Chapman, who once coached SUFC, has now set up his own club in Kerala. It is now run by his family members as he shuttles between cities coaching different clubs.

“For Chapman, training good footballers was important. But with less crowd comes less money and thus it affects the quality of coaches and footballers getting hired and trained. And hence, he decided to set up a club in Kerala after moving out of Bengaluru,” says Denver Martin, a relative of Chapman who manages the club.

Xavier Vijay Kumar, who played for HAL for 12 years and for the SUFC for two years, says the closing of PSUs is a real setback and lack of funds among private clubs discourages the talent pool available in the market.

“Thankfully, we had public sector enterprises offering contract job those days. It helped a lot of players.

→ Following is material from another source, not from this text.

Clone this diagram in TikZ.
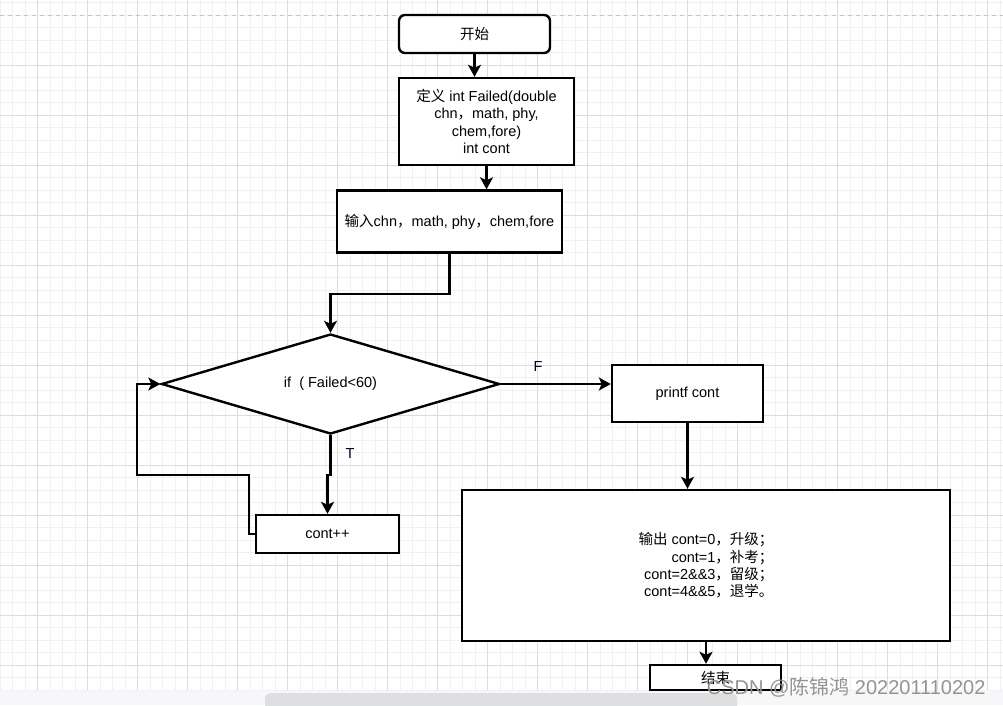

Today, players have to scout for funds to buy sportswear or look for job when not playing,” he says.

Back in the beer-drenched sports bars with fans screaming in front of giant LCD screens, the picture looks completely different. But can one really grudge them for not going to the stadiums to cheer for struggling clubs, instead?

“The craze for international clubs is natural. These teams need no introduction, the club names are etched in our minds with so much advertising. Even custom-made club merchandise are made available locally. Besides, match videos are also accessible online which the Indian clubs lack,” says Aloysius D’Souza, another ManU fan in Bengaluru.

Here, D’Souza says, one doesn’t even get to know who are the players associated with a particular club. Nor is there is any information available about the players.

There is merit in what D’Souza says. Local football heroes have been saying the same — it’s impossible to attract crowds without a publicity blitz and good matches.

“It takes a lot of publicity to make something trend both online and offline. Until the media gives more space to local sports and heroes, how would people know about them? How do we know a game is happening and where? So, I guess media, especially sports channel, also has a big role to play and should share the blame for the current plight of local clubs,” says Andy.

According to another football fan, Vijay Kumar, Indian fans need sustained exposure to these clubs and players. “Those playing for the foreign clubs play for long term while in India many do not stick with the same clubs. No one really knows who is playing for whom and which team is even playing.”

Until there is enough noise about local clubs, says Andy, ‘football fun’ in India will mostly remain confined to pubs and drawing rooms.